> _Plotting code records_:
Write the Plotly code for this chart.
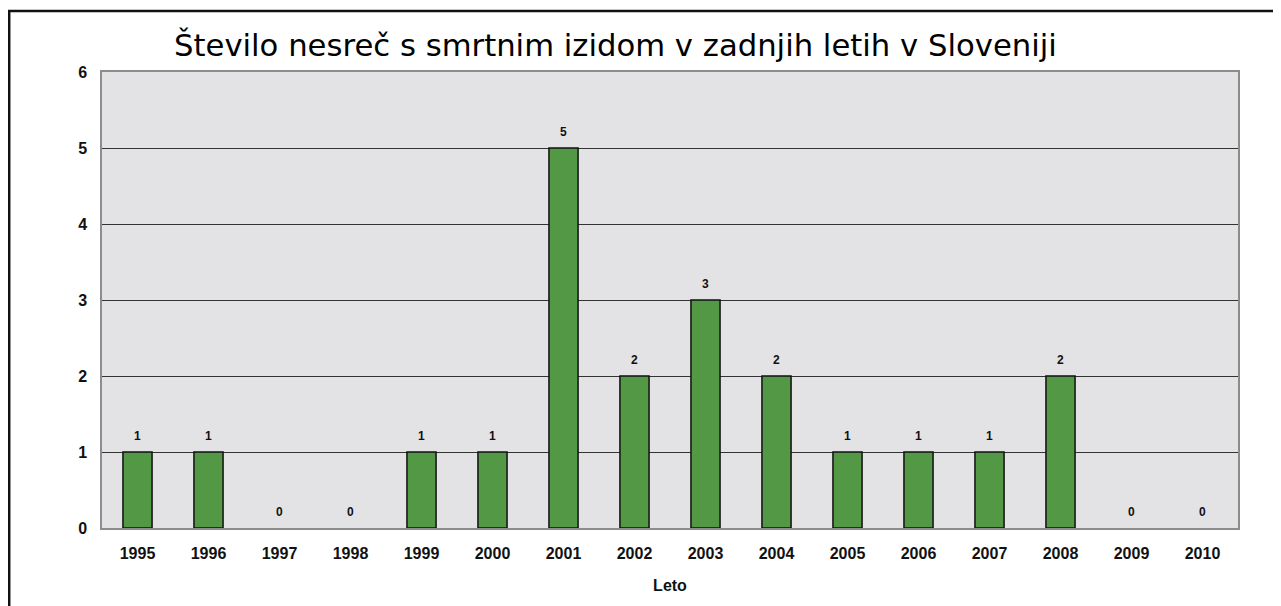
import plotly.graph_objects as go

years = ["1995", "1996", "1997", "1998", "1999", "2000", "2001", "2002",
         "2003", "2004", "2005", "2006", "2007", "2008", "2009", "2010"]
counts = [1, 1, 0, 0, 1, 1, 5, 2, 3, 2, 1, 1, 1, 2, 0, 0]
y_ticks = [0, 1, 2, 3, 4, 5, 6]

title_text = "Število nesreč s smrtnim izidom v zadnjih letih v Sloveniji"
x_title = "Leto"

fig = go.Figure()
fig.add_trace(go.Bar(
    x=years, y=counts,
    marker=dict(color="#529845",
                line=dict(color="#111111", width=[1.5 if c > 0 else 0 for c in counts])),
    hoverinfo="x+y",
))

annotations = []
for i, c in enumerate(counts):
    annotations.append(dict(
        x=i, y=c, xref="x", yref="y", text=str(c), showarrow=False,
        yanchor="bottom", yshift=7,
        font=dict(family="Liberation Sans, Arial", size=12, color="#111111", weight="bold"),
    ))
annotations.append(dict(
    x=0.4516, y=1.0, xref="paper", yref="paper", xanchor="center", yanchor="bottom",
    yshift=7, text=title_text, showarrow=False,
    font=dict(family="DejaVu Sans", size=30.7, color="#000000"),
))

# page has an 8px body margin: figure origin is at page (8, 8)
W, H = 1273, 598
L, T = 94, 64
pw, ph = 1136, 456
R, B = W - L - pw, H - T - ph
bx = (1.2 - L) / pw
by = (H - B - 3) / ph

fig.update_layout(
    width=W, height=H,
    margin=dict(l=L, r=R, t=T, b=B, autoexpand=False),
    paper_bgcolor="white",
    plot_bgcolor="#e3e3e5",
    bargap=0.59,
    showlegend=False,
    annotations=annotations,
    shapes=[dict(type="path", xref="paper", yref="paper",
                 path=f"M {bx},{-0.3} L {bx},{by} L 1.1,{by}",
                 line=dict(color="#111111", width=2.5), layer="above")],
    xaxis=dict(
        type="category", range=[-0.5, len(years) - 0.5],
        showgrid=False, showline=True, linecolor="#8c8c8c", linewidth=1.5,
        mirror=True, ticks="", ticklabelstandoff=10,
        tickfont=dict(family="Liberation Sans, Arial", size=16, color="#111111", weight="bold"),
        title=dict(text=x_title, standoff=19,
                   font=dict(family="Liberation Sans, Arial", size=16, color="#111111", weight="bold")),
    ),
    yaxis=dict(
        range=[0, 6], tickvals=y_ticks, showgrid=True, gridcolor="#333333", gridwidth=1.2,
        showline=True, linecolor="#8c8c8c", linewidth=1.5, mirror=True, zeroline=False,
        ticks="", ticklabelstandoff=10,
        tickfont=dict(family="Liberation Sans, Arial", size=16, color="#111111", weight="bold"),
    ),
)

fig.write_html("out.html")
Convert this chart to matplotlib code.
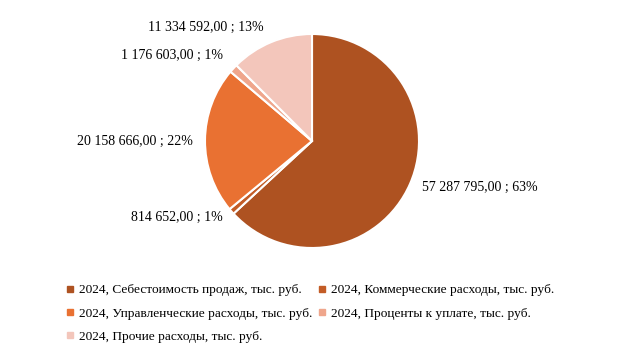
import matplotlib
matplotlib.use("Agg")
import matplotlib.pyplot as plt
from matplotlib.lines import Line2D

categories = [
    "2024, Себестоимость продаж, тыс. руб.",
    "2024, Коммерческие расходы, тыс. руб.",
    "2024, Управленческие расходы, тыс. руб.",
    "2024, Проценты к уплате, тыс. руб.",
    "2024, Прочие расходы, тыс. руб.",
]
values = [57287795.00, 814652.00, 20158666.00, 1176603.00, 11334592.00]
value_labels = ["57 287 795,00", "814 652,00", "20 158 666,00", "1 176 603,00", "11 334 592,00"]
percent_labels = ["63%", "1%", "22%", "1%", "13%"]
colors = ["#AE5221", "#C35C26", "#E97132", "#EFA68C", "#F3C6BB"]

plt.rcParams["font.family"] = ["Liberation Serif", "DejaVu Serif"]
W, H = 623, 353
fig = plt.figure(figsize=(W / 100, H / 100), dpi=100)

cx, cy, r = 312, 141, 107
ax = fig.add_axes([(cx - r) / W, (H - cy - r) / H, 2 * r / W, 2 * r / H])
wedges, _ = ax.pie(values, colors=colors, startangle=90, counterclock=False,
                   wedgeprops=dict(edgecolor="white", linewidth=1.5))
ax.set_xlim(-1, 1)
ax.set_ylim(-1, 1)
ax.set_aspect("equal")
ax.axis("off")

# label positions (pixel coords in figure) and alignment
label_pos = [(422, 187, "left"), (223, 217, "right"), (193, 141, "right"),
             (223, 55, "right"), (264, 27, "right")]
for (px, py, ha), v, p in zip(label_pos, value_labels, percent_labels):
    fig.text(px / W, 1 - py / H, f"{v} ; {p}", ha=ha, va="center", fontsize=10)

handles = [Line2D([], [], marker="s", linestyle="none", markersize=4,
                  markerfacecolor=c, markeredgecolor=c) for c in colors]
order = [0, 2, 4, 1, 3]
fig.legend([handles[i] for i in order], [categories[i] for i in order],
           ncol=2, loc="upper left", bbox_to_anchor=(66 / W, 1 - 284 / H),
           frameon=False, fontsize=9.6, handlelength=0.6, handletextpad=0.35,
           columnspacing=0.45, labelspacing=0.82, borderpad=0, borderaxespad=0)

fig.savefig("out.png", dpi=100)
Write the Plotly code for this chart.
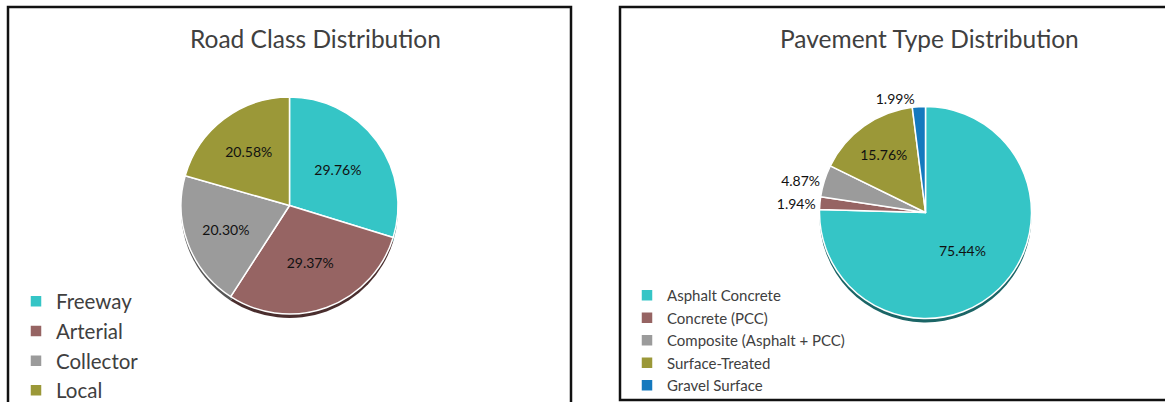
import plotly.graph_objects as go

# Road class shares (%)
road_classes = ["Freeway", "Arterial", "Collector", "Local"]
road_shares = [29.76, 29.37, 20.30, 20.58]

# Pavement type shares (%)
pavement_types = ["Asphalt Concrete", "Concrete (PCC)", "Composite (Asphalt + PCC)",
                  "Surface-Treated", "Gravel Surface"]
pavement_shares = [75.44, 1.94, 4.87, 15.76, 1.99]
pavement_textpos = ["inside", "outside", "outside", "inside", "outside"]

road_colors = ["#35C5C6", "#966463", "#9B9B9B", "#9B9838"]
road_shadow = ["#1E6E70", "#4A2E2E", "#555555", "#55531E"]
pave_colors = ["#35C5C6", "#966463", "#9B9B9B", "#9B9838", "#1479BE"]
pave_shadow = ["#1B6566", "#4A2E2E", "#555555", "#55531E", "#0A4070"]

W, H = 1165, 402
FONT = "Lato"


def px_x(v):
    return v / W


def px_y(v):
    return 1 - v / H


def domain(cx, cy, r, dy=0):
    return dict(x=[px_x(cx - r), px_x(cx + r)],
                y=[px_y(cy + r + dy), px_y(cy - r + dy)])


ROAD_C = (289.5, 205.5, 108.5)
PAVE_C = (925.5, 212.5, 106)

fig = go.Figure()

# soft drop shadows beneath each pie
fig.add_trace(go.Pie(labels=road_classes, values=road_shares, sort=False,
                     direction="clockwise", rotation=0, textinfo="none",
                     marker=dict(colors=road_shadow), showlegend=False,
                     hoverinfo="skip", domain=domain(*ROAD_C, dy=4)))
fig.add_trace(go.Pie(labels=pavement_types, values=pavement_shares, sort=False,
                     direction="clockwise", rotation=0, textinfo="none",
                     marker=dict(colors=pave_shadow), showlegend=False,
                     hoverinfo="skip", domain=domain(*PAVE_C, dy=4)))

fig.add_trace(go.Pie(
    labels=road_classes, values=road_shares, sort=False,
    direction="clockwise", rotation=0,
    texttemplate="%{value:.2f}%", textposition="inside",
    insidetextorientation="horizontal",
    textfont=dict(family=FONT, size=14, color="#111111"),
    marker=dict(colors=road_colors, line=dict(color="white", width=1.5)),
    domain=domain(*ROAD_C), legend="legend",
))
fig.add_trace(go.Pie(
    labels=pavement_types, values=pavement_shares, sort=False,
    direction="clockwise", rotation=0,
    texttemplate="%{value:.2f}%", textposition=pavement_textpos,
    insidetextorientation="horizontal",
    textfont=dict(family=FONT, size=14, color="#111111"),
    outsidetextfont=dict(family=FONT, size=14, color="#111111"),
    marker=dict(colors=pave_colors, line=dict(color="white", width=1.5)),
    domain=domain(*PAVE_C), legend="legend2",
))

# panel frames
fig.add_shape(type="rect", xref="paper", yref="paper",
              x0=px_x(8), x1=px_x(571), y0=px_y(430), y1=px_y(7),
              line=dict(color="#111111", width=2.5))
fig.add_shape(type="rect", xref="paper", yref="paper",
              x0=px_x(620), x1=px_x(1200), y0=px_y(400), y1=px_y(7),
              line=dict(color="#111111", width=2.5))

title_font = dict(family=FONT, size=24.5, color="#404040")
fig.add_annotation(text="Road Class Distribution", x=px_x(315), y=px_y(38),
                   xref="paper", yref="paper", xanchor="center", yanchor="middle",
                   showarrow=False, font=title_font)
fig.add_annotation(text="Pavement Type Distribution", x=px_x(929), y=px_y(38),
                   xref="paper", yref="paper", xanchor="center", yanchor="middle",
                   showarrow=False, font=title_font)

fig.update_layout(
    width=W, height=H,
    margin=dict(l=0, r=0, t=0, b=0, autoexpand=False),
    paper_bgcolor="white", plot_bgcolor="white",
    legend=dict(x=px_x(16), y=px_y(281.5), xanchor="left", yanchor="top",
                font=dict(family=FONT, size=20.5, color="#404040"),
                bgcolor="rgba(0,0,0,0)"),
    legend2=dict(x=px_x(627), y=px_y(279), xanchor="left", yanchor="top",
                 font=dict(family=FONT, size=15, color="#404040"),
                 bgcolor="rgba(0,0,0,0)"),
)

fig.write_html("out.html")
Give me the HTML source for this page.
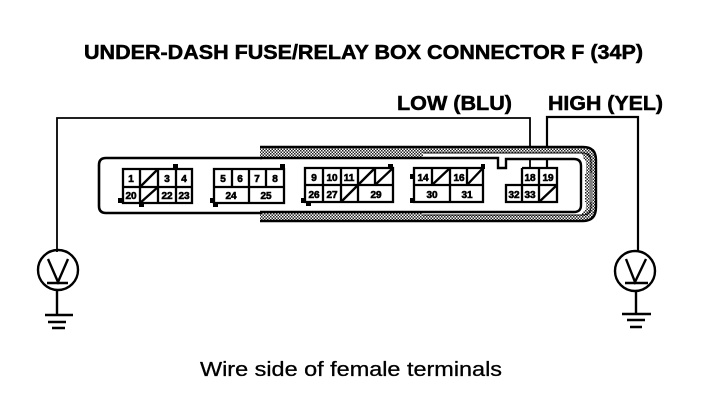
<!DOCTYPE html>
<html><head><meta charset="utf-8">
<style>html,body{margin:0;padding:0;background:#fff}svg{display:block}text{font-family:"Liberation Sans",sans-serif;fill:#000}</style>
</head><body>
<svg width="704" height="400" viewBox="0 0 704 400" xmlns="http://www.w3.org/2000/svg">
<defs>
<pattern id="h" width="3" height="3" patternUnits="userSpaceOnUse">
<rect width="3" height="3" fill="#fff"/><rect width="1.5" height="1.5" fill="#222"/><rect x="1.5" y="1.5" width="1.5" height="1.5" fill="#222"/>
</pattern>
</defs>

<g stroke="#000" stroke-width=".5">
<text x="84" y="59" font-size="20" font-weight="700" textLength="559" lengthAdjust="spacingAndGlyphs">UNDER-DASH FUSE/RELAY BOX CONNECTOR F (34P)</text>
<text x="397" y="110" font-size="20" font-weight="700" textLength="115" lengthAdjust="spacingAndGlyphs">LOW (BLU)</text>
<text x="548" y="110" font-size="20" font-weight="700" textLength="115" lengthAdjust="spacingAndGlyphs">HIGH (YEL)</text>
</g>
<text x="200" y="376" font-size="20" stroke="#000" stroke-width=".3" textLength="302" lengthAdjust="spacingAndGlyphs">Wire side of female terminals</text>

<!-- wires -->
<g fill="none" stroke="#000" stroke-width="1.8">
<path d="M57 252V118H530V168"/>
<path d="M547 168V117H638V252" stroke-width="2.2"/>
</g>

<!-- connector housing -->
<path d="M260 147H583Q596 147 596 160V207Q596 221 583 221H260V213H580Q586 212 586 206V164Q586 158 580 158H260Z" fill="url(#h)"/>
<path d="M423 153H578Q584 153 584 162V173H592V202H584V206Q584 215 578 215H423V212H578Q583 212 583 206V165Q583 159 578 159H423Z" fill="#fff"/>
<rect x="585" y="173" width="5" height="29" fill="url(#h)"/>
<g fill="none" stroke="#000">
<path d="M260 147H583Q596 147 596 160V207Q596 221 583 221H260" stroke-width="2.4"/>
<path d="M262 158H106Q99 158 99 165V206Q99 213 106 213H262" stroke-width="2.6"/>
<path d="M260 158H498V168H506V159H574Q581 159 581 166V205Q581 212 574 212H260" stroke-width="2.4"/>
<path d="M423 153H584Q591 154 591 161V206Q591 215 583 215H423" stroke-width="1"/>
</g>

<!-- cell grids -->
<g fill="none" stroke="#000" stroke-width="2.3">
<path d="M123 169H192V203H123ZM123 187H192M140 169V203M158 169V203M176 169V203"/>
<path d="M140 187L158 169M140 203L158 187"/>
<path d="M214 169H284V203H214ZM214 187H284M232 169V187M249 169V203M266 169V187"/>
<path d="M305 168H393V202H305ZM305 185H393M323 168V202M341 168V202M358 168V202M375 168V185"/>
<path d="M358 185L375 168M375 185L393 168M341 202L358 185"/>
<path d="M414 168H483V202H414ZM414 185H483M432 168V185M450 168V202M467 168V185"/>
<path d="M432 185L450 168M467 185L483 168"/>
<path d="M522 168H557V202H506V185H557M539 168V202M522 168V202"/>
<path d="M539 202L557 185"/>
</g>

<!-- pins -->
<g fill="#000">
<rect x="173" y="164" width="5" height="5"/><rect x="118" y="198" width="5" height="5"/><rect x="139" y="202" width="5" height="5"/>
<rect x="280" y="164" width="5" height="5"/><rect x="210" y="198" width="5" height="5"/><rect x="213" y="203" width="5" height="4"/>
<rect x="301" y="198" width="5" height="5"/><rect x="306" y="202" width="5" height="4"/><rect x="388" y="164" width="5" height="5"/>
<rect x="410" y="174" width="4" height="5"/><rect x="410" y="198" width="4" height="5"/><rect x="481" y="164" width="4" height="5"/>
</g>

<!-- cell labels -->
<g font-size="10" font-weight="700" text-anchor="middle" stroke="#000" stroke-width=".6">
<text x="131" y="182">1</text><text x="167" y="182">3</text><text x="184" y="182">4</text>
<text x="131" y="199">20</text><text x="167" y="199">22</text><text x="184" y="199">23</text>
<text x="223" y="182">5</text><text x="240" y="182">6</text><text x="257" y="182">7</text><text x="275" y="182">8</text>
<text x="231" y="199">24</text><text x="266" y="199">25</text>
<text x="314" y="181">9</text><text x="332" y="181">10</text><text x="349" y="181">11</text>
<text x="314" y="198">26</text><text x="332" y="198">27</text><text x="376" y="198">29</text>
<text x="423" y="181">14</text><text x="459" y="181">16</text>
<text x="432" y="198">30</text><text x="467" y="198">31</text>
<text x="530" y="181">18</text><text x="548" y="181">19</text>
<text x="514" y="198">32</text><text x="530" y="198">33</text>
</g>

<!-- left meter -->
<g fill="none" stroke="#000" stroke-width="2.4">
<circle cx="58" cy="270" r="20"/>
<path d="M48 259L58 282L68 259M47 283H68M57 290V315"/>
<path d="M45 315H73M48 322H66M52 328H65" stroke-width="2.6"/>
</g>
<!-- right meter -->
<g fill="none" stroke="#000" stroke-width="2.4">
<circle cx="635" cy="271" r="20"/>
<path d="M626 259L635 282L646 259M625 283H648M636 291V313"/>
<path d="M622 314H651M627 320H645M630 327H642" stroke-width="2.6"/>
</g>
</svg>
</body></html>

> _Your instructions_: Copy out, exactly, every line from the one that contains "Convert this chart to matplotlib code." through the one that contains "from matplotlib.lines import Line2D". Pictures stay out of the copy.

> _The completed task_:
Convert this chart to matplotlib code.
import matplotlib
matplotlib.use("Agg")
import matplotlib.pyplot as plt
from matplotlib.lines import Line2D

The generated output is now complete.